[Data listing start]

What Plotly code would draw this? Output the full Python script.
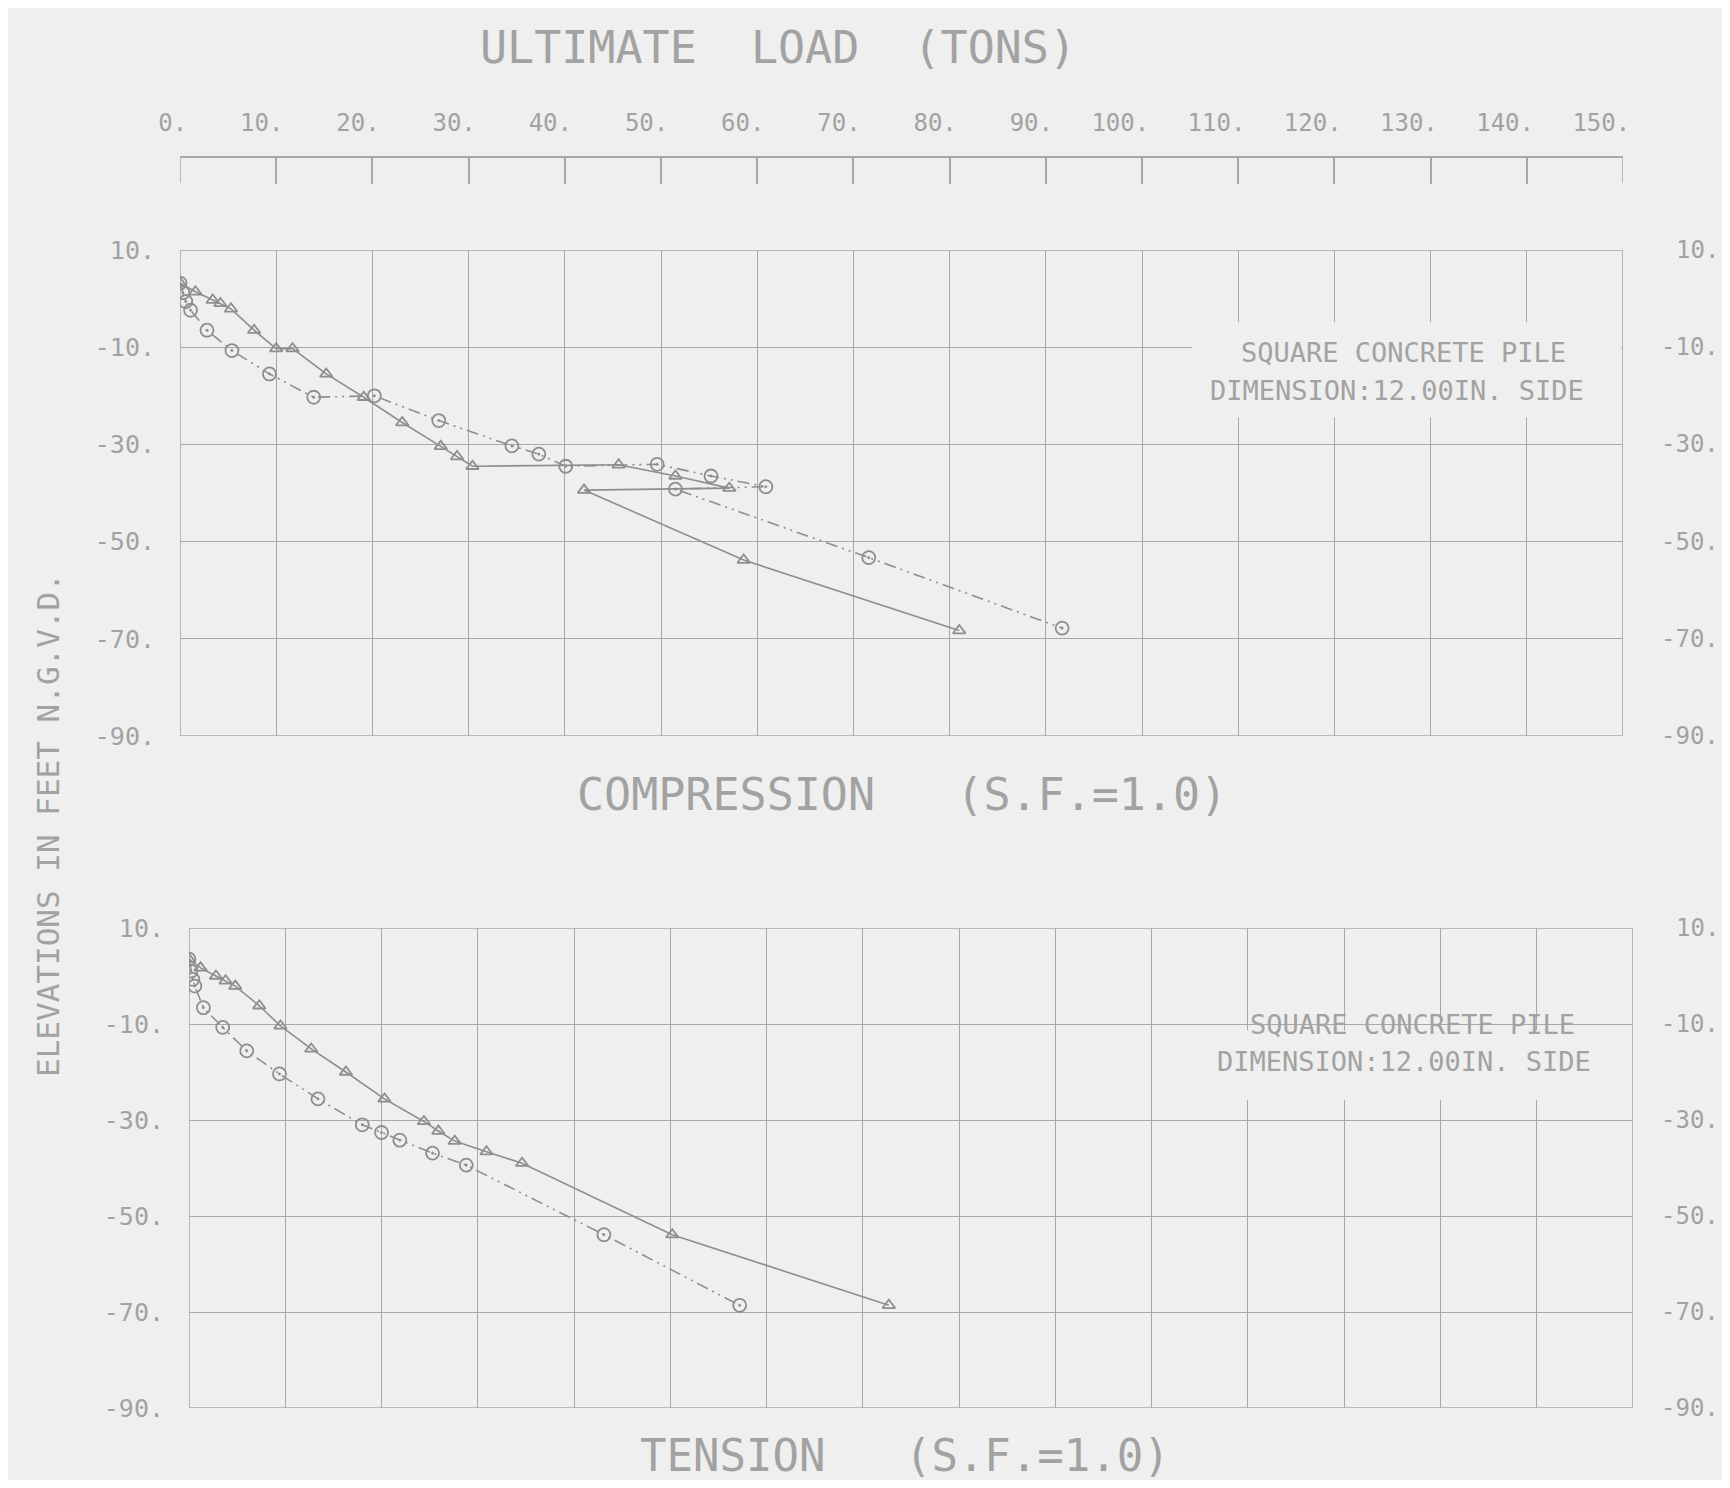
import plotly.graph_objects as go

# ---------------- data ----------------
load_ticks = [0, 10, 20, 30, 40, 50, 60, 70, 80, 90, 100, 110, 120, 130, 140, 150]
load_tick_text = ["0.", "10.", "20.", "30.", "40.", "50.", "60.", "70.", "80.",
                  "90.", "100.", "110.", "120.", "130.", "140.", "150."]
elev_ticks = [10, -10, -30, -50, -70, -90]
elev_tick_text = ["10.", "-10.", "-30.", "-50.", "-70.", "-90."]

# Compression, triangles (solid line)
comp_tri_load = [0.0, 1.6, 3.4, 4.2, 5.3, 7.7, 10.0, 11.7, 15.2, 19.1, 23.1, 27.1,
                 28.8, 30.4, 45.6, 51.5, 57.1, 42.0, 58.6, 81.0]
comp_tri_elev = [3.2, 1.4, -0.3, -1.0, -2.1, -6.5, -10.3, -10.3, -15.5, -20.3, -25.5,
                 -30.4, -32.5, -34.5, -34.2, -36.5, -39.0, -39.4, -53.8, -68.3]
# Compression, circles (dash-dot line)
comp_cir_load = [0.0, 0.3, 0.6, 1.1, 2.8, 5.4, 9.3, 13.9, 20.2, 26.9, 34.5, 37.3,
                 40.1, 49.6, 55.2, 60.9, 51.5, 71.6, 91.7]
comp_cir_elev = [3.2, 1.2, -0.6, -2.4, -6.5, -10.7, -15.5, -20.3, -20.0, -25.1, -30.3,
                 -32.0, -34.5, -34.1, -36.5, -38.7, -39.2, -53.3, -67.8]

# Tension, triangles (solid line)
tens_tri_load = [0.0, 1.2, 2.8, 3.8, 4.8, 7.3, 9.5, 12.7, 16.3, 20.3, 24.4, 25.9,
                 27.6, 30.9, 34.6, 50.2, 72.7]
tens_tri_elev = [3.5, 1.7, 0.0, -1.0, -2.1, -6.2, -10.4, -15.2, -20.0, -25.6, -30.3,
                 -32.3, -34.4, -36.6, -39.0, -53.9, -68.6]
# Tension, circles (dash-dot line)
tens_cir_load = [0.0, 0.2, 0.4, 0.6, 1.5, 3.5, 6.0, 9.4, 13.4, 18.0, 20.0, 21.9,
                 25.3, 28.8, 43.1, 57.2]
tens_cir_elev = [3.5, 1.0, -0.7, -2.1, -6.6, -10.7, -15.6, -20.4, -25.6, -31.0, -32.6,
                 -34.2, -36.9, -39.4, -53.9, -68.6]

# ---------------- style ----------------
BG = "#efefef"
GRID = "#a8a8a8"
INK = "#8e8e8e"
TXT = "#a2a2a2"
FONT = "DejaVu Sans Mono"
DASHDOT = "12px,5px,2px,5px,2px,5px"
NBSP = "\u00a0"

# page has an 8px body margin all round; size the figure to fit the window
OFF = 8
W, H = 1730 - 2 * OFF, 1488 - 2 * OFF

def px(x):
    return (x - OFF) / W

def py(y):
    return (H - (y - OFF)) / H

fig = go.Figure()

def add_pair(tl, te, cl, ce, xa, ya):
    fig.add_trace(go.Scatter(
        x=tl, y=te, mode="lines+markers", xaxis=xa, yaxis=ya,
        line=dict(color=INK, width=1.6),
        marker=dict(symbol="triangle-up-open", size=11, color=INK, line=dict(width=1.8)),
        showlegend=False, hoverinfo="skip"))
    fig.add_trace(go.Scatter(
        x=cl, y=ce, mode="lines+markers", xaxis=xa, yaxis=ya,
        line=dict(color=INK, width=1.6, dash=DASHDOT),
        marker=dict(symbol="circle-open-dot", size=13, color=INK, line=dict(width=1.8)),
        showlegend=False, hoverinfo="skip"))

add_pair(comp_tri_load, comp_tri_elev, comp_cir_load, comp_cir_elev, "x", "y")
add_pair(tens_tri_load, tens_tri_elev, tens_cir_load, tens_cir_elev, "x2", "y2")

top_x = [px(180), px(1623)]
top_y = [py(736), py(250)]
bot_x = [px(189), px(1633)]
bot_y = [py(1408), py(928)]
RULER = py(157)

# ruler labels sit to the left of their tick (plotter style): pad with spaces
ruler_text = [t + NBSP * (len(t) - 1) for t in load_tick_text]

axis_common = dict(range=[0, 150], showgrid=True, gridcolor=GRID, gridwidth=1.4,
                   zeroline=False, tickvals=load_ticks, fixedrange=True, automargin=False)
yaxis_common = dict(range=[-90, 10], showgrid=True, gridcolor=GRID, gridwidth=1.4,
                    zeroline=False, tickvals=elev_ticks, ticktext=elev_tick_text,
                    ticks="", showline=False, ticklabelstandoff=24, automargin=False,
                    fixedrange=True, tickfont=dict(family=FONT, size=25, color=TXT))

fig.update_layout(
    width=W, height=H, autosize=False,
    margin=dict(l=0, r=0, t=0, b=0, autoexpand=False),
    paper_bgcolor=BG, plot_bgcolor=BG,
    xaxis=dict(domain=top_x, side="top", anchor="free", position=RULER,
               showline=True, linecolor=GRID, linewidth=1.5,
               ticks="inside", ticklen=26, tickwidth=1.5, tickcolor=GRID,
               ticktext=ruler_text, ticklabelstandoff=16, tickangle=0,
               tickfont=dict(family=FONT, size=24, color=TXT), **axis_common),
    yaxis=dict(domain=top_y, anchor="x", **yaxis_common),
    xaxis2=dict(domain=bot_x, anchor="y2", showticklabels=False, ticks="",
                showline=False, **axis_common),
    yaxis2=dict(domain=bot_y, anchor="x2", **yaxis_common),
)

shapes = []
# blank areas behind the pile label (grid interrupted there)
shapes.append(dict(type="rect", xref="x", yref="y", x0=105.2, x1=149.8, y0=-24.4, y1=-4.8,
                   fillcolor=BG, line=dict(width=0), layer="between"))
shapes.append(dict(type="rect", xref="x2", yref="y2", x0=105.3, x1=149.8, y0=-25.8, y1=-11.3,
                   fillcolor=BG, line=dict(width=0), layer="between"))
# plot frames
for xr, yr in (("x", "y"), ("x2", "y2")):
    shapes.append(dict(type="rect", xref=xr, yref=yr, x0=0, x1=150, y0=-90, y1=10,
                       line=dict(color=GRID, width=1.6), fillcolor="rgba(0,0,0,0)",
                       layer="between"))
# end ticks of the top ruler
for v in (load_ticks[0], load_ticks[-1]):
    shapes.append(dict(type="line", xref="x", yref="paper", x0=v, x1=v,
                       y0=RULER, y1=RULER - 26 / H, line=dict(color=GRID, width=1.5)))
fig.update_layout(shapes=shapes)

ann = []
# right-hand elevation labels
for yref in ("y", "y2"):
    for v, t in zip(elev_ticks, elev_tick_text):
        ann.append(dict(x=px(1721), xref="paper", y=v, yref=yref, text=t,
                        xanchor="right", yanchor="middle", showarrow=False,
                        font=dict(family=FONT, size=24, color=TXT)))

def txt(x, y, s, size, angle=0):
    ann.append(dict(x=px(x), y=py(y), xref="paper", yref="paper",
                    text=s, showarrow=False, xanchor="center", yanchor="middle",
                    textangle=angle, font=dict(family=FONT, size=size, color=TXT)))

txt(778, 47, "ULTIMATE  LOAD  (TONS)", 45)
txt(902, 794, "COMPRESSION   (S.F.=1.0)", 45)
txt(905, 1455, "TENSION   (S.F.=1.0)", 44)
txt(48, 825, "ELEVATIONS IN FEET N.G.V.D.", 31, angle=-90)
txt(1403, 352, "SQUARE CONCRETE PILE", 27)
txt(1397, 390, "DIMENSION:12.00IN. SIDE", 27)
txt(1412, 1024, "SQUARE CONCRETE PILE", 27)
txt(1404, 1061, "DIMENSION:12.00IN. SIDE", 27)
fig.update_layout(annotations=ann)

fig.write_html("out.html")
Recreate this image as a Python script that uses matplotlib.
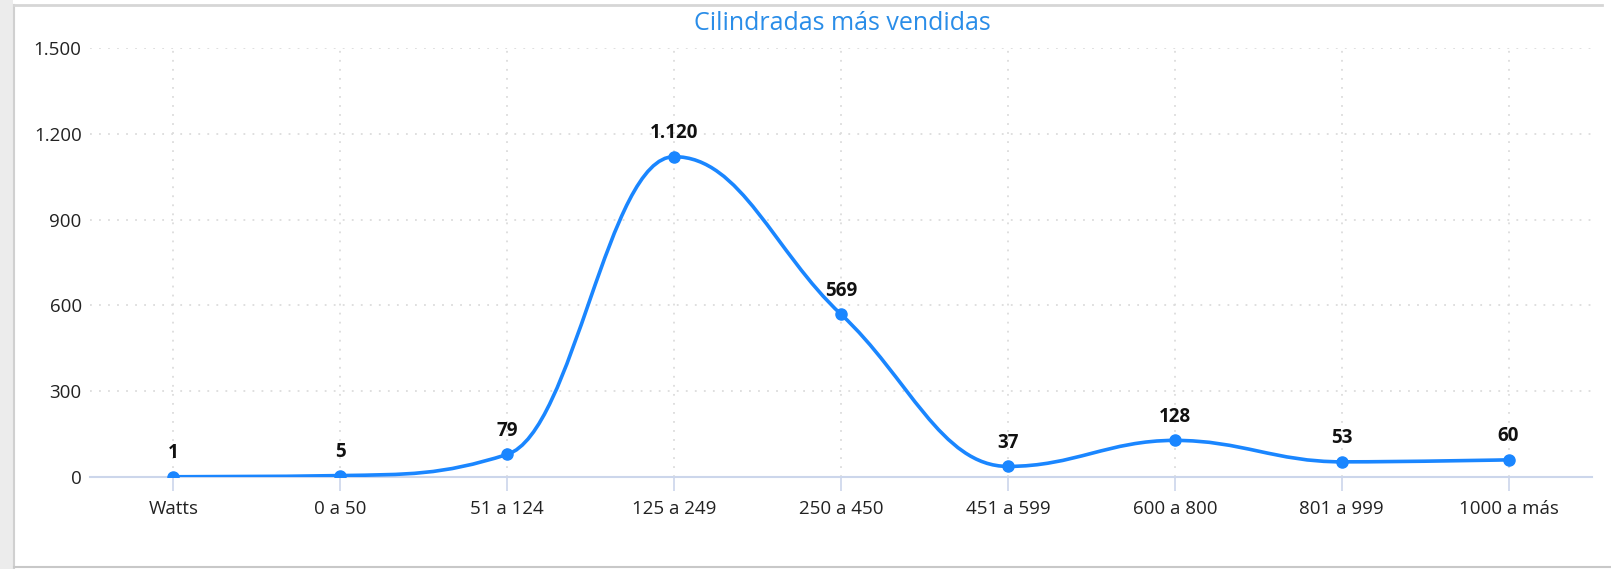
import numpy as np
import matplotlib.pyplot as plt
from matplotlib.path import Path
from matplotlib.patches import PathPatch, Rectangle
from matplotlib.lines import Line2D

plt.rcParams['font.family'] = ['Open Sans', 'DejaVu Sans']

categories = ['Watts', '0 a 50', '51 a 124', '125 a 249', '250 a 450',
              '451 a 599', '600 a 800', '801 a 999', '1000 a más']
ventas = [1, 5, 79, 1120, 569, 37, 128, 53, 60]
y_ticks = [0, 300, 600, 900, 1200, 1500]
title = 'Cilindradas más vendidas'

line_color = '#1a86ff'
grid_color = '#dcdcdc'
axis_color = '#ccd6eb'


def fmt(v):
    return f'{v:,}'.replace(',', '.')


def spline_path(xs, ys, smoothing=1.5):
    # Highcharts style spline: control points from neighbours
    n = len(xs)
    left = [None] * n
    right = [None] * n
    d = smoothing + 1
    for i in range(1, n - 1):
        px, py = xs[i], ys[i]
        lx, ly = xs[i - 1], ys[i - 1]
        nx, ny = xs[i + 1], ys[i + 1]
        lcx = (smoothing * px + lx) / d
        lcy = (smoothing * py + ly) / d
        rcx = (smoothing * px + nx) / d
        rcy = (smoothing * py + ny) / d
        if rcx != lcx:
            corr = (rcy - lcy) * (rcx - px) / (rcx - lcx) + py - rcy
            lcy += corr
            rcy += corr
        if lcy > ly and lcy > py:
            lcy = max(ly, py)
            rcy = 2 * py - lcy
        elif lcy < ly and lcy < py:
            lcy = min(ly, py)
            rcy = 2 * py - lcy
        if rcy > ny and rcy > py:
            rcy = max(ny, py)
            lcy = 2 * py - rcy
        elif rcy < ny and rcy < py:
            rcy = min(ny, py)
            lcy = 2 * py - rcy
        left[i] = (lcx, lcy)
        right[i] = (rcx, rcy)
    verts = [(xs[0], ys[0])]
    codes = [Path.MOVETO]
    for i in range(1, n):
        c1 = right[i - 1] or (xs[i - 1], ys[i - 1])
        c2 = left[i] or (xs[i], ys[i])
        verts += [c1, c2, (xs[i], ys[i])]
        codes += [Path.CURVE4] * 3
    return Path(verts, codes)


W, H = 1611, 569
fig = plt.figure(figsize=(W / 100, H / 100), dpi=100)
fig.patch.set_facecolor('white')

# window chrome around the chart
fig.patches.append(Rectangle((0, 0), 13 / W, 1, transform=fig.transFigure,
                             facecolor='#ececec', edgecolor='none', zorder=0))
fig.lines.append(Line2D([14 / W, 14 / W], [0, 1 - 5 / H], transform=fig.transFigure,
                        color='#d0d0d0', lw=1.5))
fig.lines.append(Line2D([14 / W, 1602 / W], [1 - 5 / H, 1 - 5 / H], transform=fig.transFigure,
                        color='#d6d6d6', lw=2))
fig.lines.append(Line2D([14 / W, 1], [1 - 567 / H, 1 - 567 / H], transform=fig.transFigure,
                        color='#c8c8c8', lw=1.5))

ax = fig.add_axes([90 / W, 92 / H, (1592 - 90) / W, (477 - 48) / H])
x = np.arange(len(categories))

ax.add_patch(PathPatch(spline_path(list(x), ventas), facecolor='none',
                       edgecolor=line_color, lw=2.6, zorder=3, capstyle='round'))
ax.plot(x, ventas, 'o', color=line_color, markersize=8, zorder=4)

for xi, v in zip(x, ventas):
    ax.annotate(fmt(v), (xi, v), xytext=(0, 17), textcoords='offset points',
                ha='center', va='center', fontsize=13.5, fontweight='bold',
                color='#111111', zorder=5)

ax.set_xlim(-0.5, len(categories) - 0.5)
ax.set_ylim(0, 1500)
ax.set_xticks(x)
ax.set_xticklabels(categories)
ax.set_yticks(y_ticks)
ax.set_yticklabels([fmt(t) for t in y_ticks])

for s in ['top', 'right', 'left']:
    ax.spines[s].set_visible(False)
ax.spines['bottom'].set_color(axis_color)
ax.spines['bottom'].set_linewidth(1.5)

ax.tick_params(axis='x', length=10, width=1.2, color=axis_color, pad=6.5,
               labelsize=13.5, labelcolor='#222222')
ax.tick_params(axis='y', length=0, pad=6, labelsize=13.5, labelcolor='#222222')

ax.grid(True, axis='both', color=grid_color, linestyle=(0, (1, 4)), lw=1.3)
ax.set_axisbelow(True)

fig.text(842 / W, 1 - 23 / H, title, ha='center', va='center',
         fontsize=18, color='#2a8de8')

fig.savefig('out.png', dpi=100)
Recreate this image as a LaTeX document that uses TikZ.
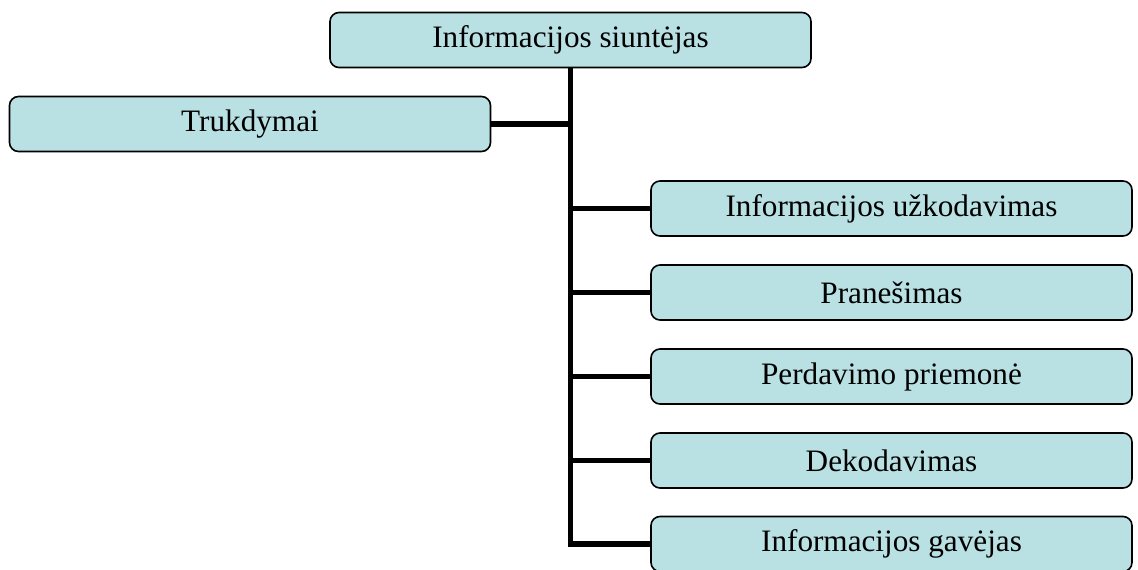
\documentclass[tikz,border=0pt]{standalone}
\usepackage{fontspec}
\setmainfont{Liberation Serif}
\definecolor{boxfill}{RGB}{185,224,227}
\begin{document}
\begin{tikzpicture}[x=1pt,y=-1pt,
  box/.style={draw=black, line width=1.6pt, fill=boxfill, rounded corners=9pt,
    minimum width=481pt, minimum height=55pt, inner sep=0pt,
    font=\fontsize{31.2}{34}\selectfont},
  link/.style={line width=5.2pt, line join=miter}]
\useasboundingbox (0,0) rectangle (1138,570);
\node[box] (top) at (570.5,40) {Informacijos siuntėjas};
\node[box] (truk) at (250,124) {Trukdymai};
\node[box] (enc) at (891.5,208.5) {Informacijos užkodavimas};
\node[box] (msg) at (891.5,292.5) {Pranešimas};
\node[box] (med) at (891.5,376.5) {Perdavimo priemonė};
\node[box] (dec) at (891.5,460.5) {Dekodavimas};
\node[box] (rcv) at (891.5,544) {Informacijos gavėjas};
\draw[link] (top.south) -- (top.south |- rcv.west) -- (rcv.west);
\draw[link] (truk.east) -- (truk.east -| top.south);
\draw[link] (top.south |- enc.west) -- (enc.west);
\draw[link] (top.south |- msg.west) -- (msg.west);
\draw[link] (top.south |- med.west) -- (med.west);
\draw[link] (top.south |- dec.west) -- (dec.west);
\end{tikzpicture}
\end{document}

[Data listing end]

• **What you have to do**:
Reproduce the records above from their first line to the line bearing "import plotly.graph_objects as go", both ends included, leaving every picture out.

• **Result below**:
What Plotly code would draw this? Output the full Python script.
import plotly.graph_objects as go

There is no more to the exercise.